Thu, 21 Jan 2021

WASHINGTON, Aug. 6 (Xinhua) -- U.S. President Donald Trump's announcement to re-impose a 10-percent tariff on certain Canadian aluminum imports has sparked backlash at home and abroad, and reignited trade tensions with its major trading partner.

The 10-percent tariff, which will affect non-alloyed unwrought aluminum articles, takes effect on Aug. 16, according to a newly released presidential proclamation.

During a campaign speech at a factory in Ohio Thursday afternoon, Trump accused Canada of taking advantage of the United States and flooding the country with aluminum exports and killing U.S. aluminum jobs.

The U.S. aluminum business has been "decimated" by Canada, Trump said, adding the new tariff is absolutely necessary.

U.S. Trade Representative Robert Lighthizer said in a statement on the presidential proclamation that "following removal of the Section 232 tariffs on imports from Canada in May of last year, imports of non-alloyed unwrought aluminum have increased substantially to a level above historical volumes of trade over a prolonged period."

In response, Canadian Prime Minister Justin Trudeau said Thursday evening that "Canada will impose countermeasures that will include dollar-for-dollar retaliatory tariffs."

"We will always stand up for our aluminum workers.
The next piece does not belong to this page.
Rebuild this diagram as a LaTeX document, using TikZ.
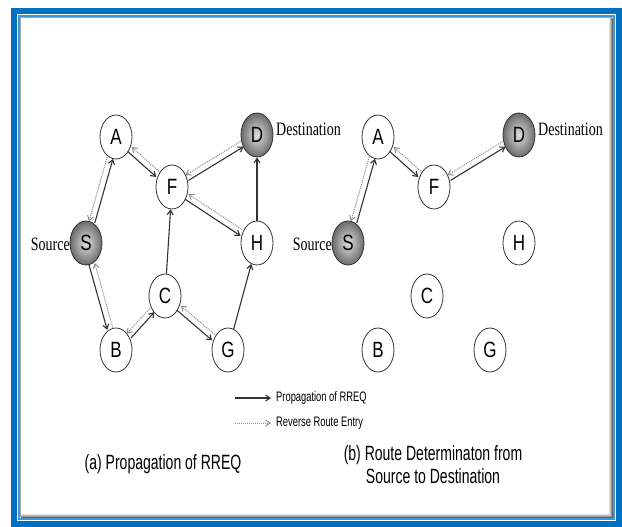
\documentclass[tikz,border=0pt]{standalone}
\usepackage{fontspec}
\setmainfont{Liberation Serif}
\setsansfont{Liberation Sans}
\usepackage{graphicx}
\usetikzlibrary{calc,arrows.meta,shapes.geometric}
\definecolor{frameblue}{RGB}{0,112,192}
\definecolor{lineblue}{RGB}{60,150,220}
\newcommand\tall[2][1.3]{\scalebox{1}[#1]{#2}}
\newcommand\slim[1]{\scalebox{0.85}[1.25]{#1}}
\tikzset{
  host/.style={ellipse, draw=black!80, line width=0.8pt, fill=white, minimum width=32pt, minimum height=44pt, inner sep=0pt, font=\sffamily\fontsize{17}{17}\selectfont},
  endhost/.style={host, inner color=gray!25, outer color=black!58},
  prop/.style={-{Straight Barb[length=4.5pt,width=6pt]}, line width=1.1pt, black!80},
  rev/.style={-{Straight Barb[length=4.5pt,width=6pt]}, line width=1pt, densely dotted, black!45},
  tag/.style={font=\fontsize{14}{14}\selectfont, inner sep=0pt},
  key/.style={font=\sffamily\fontsize{11}{11}\selectfont, inner sep=0pt, anchor=west},
  caption/.style={font=\sffamily\fontsize{16.5}{19}\selectfont, inner sep=0pt, align=center}
}
% solid request one way, dotted reverse entry the other way
\newcommand\route[2]{%
  \path (#1) -- coordinate[pos=0] (r1) coordinate[pos=1] (r2) (#2);
  \draw[prop] ($(r1)!3pt!-90:(r2)$) -- ($(r2)!3pt!90:(r1)$);
  \draw[rev] ($(r2)!3pt!-90:(r1)$) -- ($(r1)!3pt!90:(r2)$);
}

\begin{document}
\begin{tikzpicture}[x=1pt,y=-1pt]
	\useasboundingbox (0,0) rectangle (622,527);
	
	%%%%% frame %%%%%
	\fill[frameblue] (11,8) rectangle (622,527);
	\fill[white] (17,14) rectangle (616,521);
	\fill[lineblue] (18,15) rectangle (615,520);
	\fill[white] (20,17) rectangle (613,518);
	\draw[black!35] (20.5,517) -- (20.5,17.5) -- (612,17.5);
	\foreach \i/\c in {0/60,1/40,2/25,3/12} {
		\draw[black!\c] (21,517.5-\i) -- (612.5-\i,517.5-\i) -- (612.5-\i,18);
	}
	
	%%%%% (a) propagation of RREQ %%%%%
	\node[host] (a) at (116,137) {\tall{A}};
	\node[endhost] (d) at (257,135) {\tall{D}};
	\node[host] (f) at (172,187) {\tall{F}};
	\node[endhost] (s) at (86,243) {\tall{S}};
	\node[host] (h) at (257,243) {\tall{H}};
	\node[host] (c) at (165,296) {\tall{C}};
	\node[host] (b) at (116,350) {\tall{B}};
	\node[host] (g) at (228,350) {\tall{G}};
	
	\node[tag, anchor=west] (dl) at (276,129) {\tall[1.35]{Destination}};
	\node[tag, anchor=east] (sl) at (70,244) {\tall[1.35]{Source}};
	
	\route{s}{a}
	\route{a}{f}
	\route{f}{d}
	\route{f}{h}
	\route{s}{b}
	\route{b}{c}
	\route{c}{g}
	\draw[prop] (c) -- (f);
	\draw[prop] (h) -- (d);
	\draw[prop] (g) -- (h);
	
	%%%%% (b) route determination %%%%%
	\node[host] (a2) at (378,137) {\tall{A}};
	\node[endhost] (d2) at (519,135) {\tall{D}};
	\node[host] (f2) at (434,187) {\tall{F}};
	\node[endhost] (s2) at (348,243) {\tall{S}};
	\node[host] (h2) at (519,243) {\tall{H}};
	\node[host] (c2) at (427,296) {\tall{C}};
	\node[host] (b2) at (378,350) {\tall{B}};
	\node[host] (g2) at (490,350) {\tall{G}};
	
	\node[tag, anchor=west] (dl2) at (538,129) {\tall[1.35]{Destination}};
	\node[tag, anchor=east] (sl2) at (332,244) {\tall[1.35]{Source}};
	
	\route{s2}{a2}
	\route{a2}{f2}
	\route{f2}{d2}
	
	%%%%% legend %%%%%
	\coordinate (k1) at (235,398);
	\coordinate (k2) at (271,398);
	\coordinate (k3) at (235,423);
	\coordinate (k4) at (271,423);
	\draw[prop] (k1) -- (k2);
	\draw[rev] (k3) -- (k4);
	\node[key] (kp) at (276,398) {\slim{Propagation of RREQ}};
	\node[key] (kr) at (276,423) {\slim{Reverse Route Entry}};
	
	%%%%% captions %%%%%
	\node[caption] (capa) at (163,464) {\slim{(a) Propagation of RREQ}};
	\node[caption] (capb) at (433,465) {\slim{(b) Route Determinaton from}\\[3pt]\slim{Source to Destination}};
	
\end{tikzpicture}
\end{document}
We did so in 2018 and we will stand up for them again now," Trudeau said.

According to the U.S. presidential proclamation, Canada is the largest source of U.S. imports of non-alloyed unwrought aluminum, accounting for nearly two-thirds of total imports from all countries in 2019 and approximately 75 percent in the first five months of 2020.

In 2017, Canadian aluminum sales to the United States reportedly totaled 8.4 billion U.S. dollars, accounting for 80 percent of Canada's total exports of the metal.

In 2018, amid strong opposition, the Trump administration unilaterally imposed a 25-percent tariff on steel imports and a 10-percent tariff on aluminum imports globally, citing national security concerns.

In May 2019, Trump removed the tariffs on Canada and Mexico, in order to pave the way for congressional approval of the U.S.-Mexico-Canada Agreement, a new trade deal which entered into force on July 1 this year.

The U.S. president's decision to slap tariffs on Canadian aluminum was immediately refuted by Canada's Deputy Prime Minister Chrystia Freeland, who said citing national security concerns to impose tariffs on certain Canadian aluminum products is "unwarranted and unacceptable."

"In the time of a global pandemic and an economic crisis, the last thing Canadian and American workers need is new tariffs that will raise costs for manufacturers and consumers, impede the free flow of trade, and hurt provincial and state economies," Freeland said in a statement.

"In response to the American tariffs, Canada intends to swiftly impose dollar-for-dollar countermeasures," Freeland said.

The decision to impose new tariffs has also prompted backlash from industry groups, including the U.S. Chamber of Commerce, which immediately voiced opposition.

"These tariffs will raise costs for American manufacturers, are opposed by most U.S. aluminum producers, and will draw retaliation against U.S. exports -- just as they did before," Myron Brilliant, the U.S. Chamber of Commerce's executive vice president and head of international affairs, said in a statement.

"We urge the administration to reconsider this move," Brilliant said, calling it "a step in the wrong direction."

U.S. Aluminum Association also called the decision "the wrong approach," saying the industry is "incredibly disappointed" that the administration failed to listen to the vast majority of domestic aluminum companies and users by reinstating Section 232 tariffs on Canadian aluminum.

"After years of complex negotiations and hard work by government, industry and other leaders across North America to make the U.S.-Mexico-Canada Agreement (USMCA) a reality, this ill-advised action on a key trading partner undermines the deal's benefits at a time when U.S. businesses and consumers can least afford it," Tom Dobbins, president and CEO of the association, said in a statement.

The association added that reports of a "surge" of primary aluminum imports from Canada are grossly "exaggerated."

"Five weeks into #USMCA with tariffs coming against #Canadian aluminum imports. So much for any honeymoon period," Wendy Cutler, vice president of the Asia Society Policy Institute and a former U.S. trade negotiator, said on Twitter.

"We've learned tariffs beget tariffs. Seatbelts fastened. Here we go again!!" she said.

The new U.S. tariffs will destabilize Canada's industry and supply chains in an economy already struggling amid the COVID-19 pandemic, said President of the Aluminum Association of Canada Jean Simard.

"It's the wrong thing for the wrong reason at the wrong time for the wrong people," Simard said.